В общем, есть ощущение, что вот эти условные политики — сами пришельцы из далекого прошлого. Эта идея просилась оформиться в виде маленькой сатирической юморески, но браться за нее было неинтересно. А потом вдруг стало понятно, что героями должны быть не политики, а дети — вернее, подростки. Мне такой литературы в детстве не хватало, да и сейчас не хватает: про реальных подростков, которые попадают в фантастические обстоятельства и вполне себе взрослые замесы. 

Трудно найти что-то интереснее человеческой психологии, а подростковая психология — это вообще психология в квадрате. Там одновременно несколько клокочущих котлов: гормональных, эмоциональных, физиологических, психических. Такие бездны скрываются в каждом человеке в возрасте от 12 до 17 лет! Взрослый человек уже кое-что умеет, у него есть устоявшиеся принципы, — и он может корректировать поведение в зависимости от обстоятельств. Другое дело, когда герой подросток — крайне жесткий, но очень внушаемый, ведущийся на какую-то ерунду. Я, по крайней мере, был примерно таким, и поэтому мне интересно на такое посмотреть.

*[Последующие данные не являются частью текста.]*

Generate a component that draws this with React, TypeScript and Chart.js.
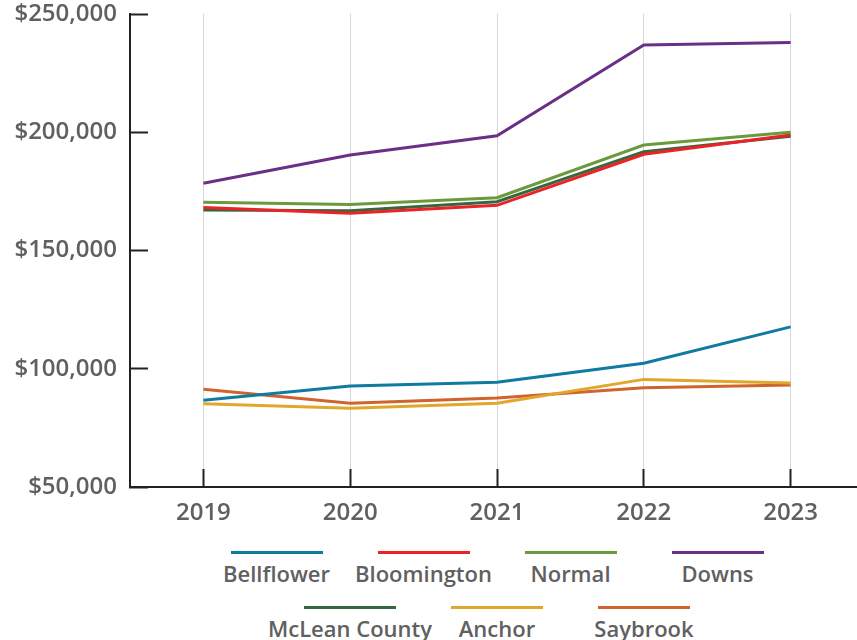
import React, { useEffect, useRef } from "react";
import { Chart, registerables } from "chart.js";

Chart.register(...registerables);

const years = ["2019", "2020", "2021", "2022", "2023"];

const seriesNames = [
  "Bellflower",
  "Bloomington",
  "Normal",
  "Downs",
  "McLean County",
  "Anchor",
  "Saybrook",
];

const bellflower = [86700, 92700, 94300, 102300, 117700];
const bloomington = [168200, 165700, 169100, 190700, 198800];
const normal = [170400, 169500, 172300, 194600, 200000];
const downs = [178400, 190400, 198500, 236900, 237900];
const mcleanCounty = [167100, 166800, 170600, 191800, 198300];
const anchor = [85200, 83300, 85400, 95500, 94000];
const saybrook = [91300, 85400, 87600, 92000, 93100];

const seriesValues = [bellflower, bloomington, normal, downs, mcleanCounty, anchor, saybrook];

const seriesColors = [
  "#0f7ba1",
  "#ed2226",
  "#6a9a3c",
  "#6b2f85",
  "#36673f",
  "#e1a72c",
  "#d0632e",
];

const yMin = 50000;
const yMax = 250000;
const yStep = 50000;

const legendRows = [
  [0, 1, 2, 3],
  [4, 5, 6],
];

const TEXT = "#606060";
const FONT = "'Open Sans', 'Noto Sans', sans-serif";

export default function App() {
  const canvasRef = useRef<HTMLCanvasElement | null>(null);

  useEffect(() => {
    if (!canvasRef.current) return;
    const chart = new Chart(canvasRef.current, {
      type: "line",
      data: {
        labels: years,
        datasets: seriesNames.map((name, i) => ({
          label: name,
          data: seriesValues[i],
          borderColor: seriesColors[i],
          backgroundColor: seriesColors[i],
          borderWidth: 3,
          pointRadius: 0,
          pointHoverRadius: 0,
          tension: 0,
          fill: false,
        })),
      },
      options: {
        responsive: false,
        animation: false,
        devicePixelRatio: 1,
        layout: { padding: { top: 14, left: 0, right: 0, bottom: 0 } },
        plugins: {
          legend: { display: false },
          tooltip: { enabled: false },
        },
        scales: {
          x: {
            type: "category",
            offset: true,
            grid: {
              display: true,
              drawOnChartArea: true,
              drawTicks: true,
              tickLength: -18,
              color: "#d6d6d6",
              lineWidth: 1,
              tickColor: "#222222",
              tickWidth: 2,
              offset: false,
            },
            border: { display: true, color: "#222222", width: 2 },
            ticks: {
              color: TEXT,
              padding: 30,
              font: { family: FONT, size: 24, weight: "600" },
              maxRotation: 0,
            },
            afterFit: (scale: any) => {
              scale.height = 53;
              scale.paddingLeft = 0;
              scale.paddingRight = 0;
            },
          },
          y: {
            type: "linear",
            min: yMin,
            max: yMax,
            grid: {
              display: true,
              drawOnChartArea: false,
              drawTicks: true,
              tickLength: -18,
              tickColor: "#222222",
              tickWidth: 2,
            },
            border: { display: true, color: "#222222", width: 2 },
            ticks: {
              stepSize: yStep,
              color: TEXT,
              padding: 31,
              font: { family: FONT, size: 24, weight: "600" },
              callback: (v: any) => "$" + Number(v).toLocaleString("en-US"),
            },
            afterFit: (scale: any) => {
              scale.width = 130;
              scale.paddingTop = 0;
              scale.paddingBottom = 0;
            },
          },
        },
      },
    });
    return () => chart.destroy();
  }, []);

  return (
    <div
      style={{
        position: "fixed",
        left: 0,
        top: 0,
        width: 857,
        height: 640,
        overflow: "hidden",
        background: "#ffffff",
      }}
    >
      <canvas
        ref={canvasRef}
        width={864}
        height={540}
        style={{ position: "absolute", left: 0, top: 0, width: 864, height: 540 }}
      />
      <div
        style={{
          position: "absolute",
          left: 130,
          top: 551,
          width: 734,
          display: "flex",
          flexDirection: "column",
          gap: 18,
        }}
      >
        {legendRows.map((row, r) => (
          <div key={r} style={{ display: "flex", justifyContent: "center" }}>
            {row.map((idx) => (
              <div
                key={idx}
                style={{
                  width: 147,
                  display: "flex",
                  flexDirection: "column",
                  alignItems: "center",
                }}
              >
                <div style={{ width: 92, height: 3, background: seriesColors[idx] }} />
                <div
                  style={{
                    marginTop: 4,
                    fontFamily: FONT,
                    fontWeight: 600,
                    fontSize: 22,
                    lineHeight: "30px",
                    color: TEXT,
                    whiteSpace: "nowrap",
                  }}
                >
                  {seriesNames[idx]}
                </div>
              </div>
            ))}
          </div>
        ))}
      </div>
    </div>
  );
}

Иллюстрация Юрия Макарова к роману Аркадия и Бориса Стругацких «Полдень, XXII век»

Иллюстрация Юрия Макарова к роману Аркадия и Бориса Стругацких «Полдень, XXII век»

Владимирский: То есть тебя привлекла спонтанность подросткового поведения.

Идиатуллин: Ну да. И еще тут интересный момент. Я вот люблю фантастику, и детскую, и взрослую, но между ними есть некоторая брешь. Если мы берем твердую научную фантастику, то мне — опять же, может, в силу малой образованности — неизвестны примеры, когда там внятно были бы прописаны герои подростки. Как правило, они на заднем плане, фигурируют как мотивирующий фон. Они не акторы, не субъекты и не объекты приложения сил. 

Если же мы берем детскую фантастику, там бывает все неплохо с приключениями, но совсем фигово с психологией.

Мне хотелось соединить эти два подхода, проверить, действительно ли в фантастике невозможно, чтобы был и интересный сюжет, и нормальная психология, и живые герои.

И чтобы это все было не в отрыве от нашей общественной жизни, — от жизни, которая волновала каждого из нас в 1985-м или в 2021-м.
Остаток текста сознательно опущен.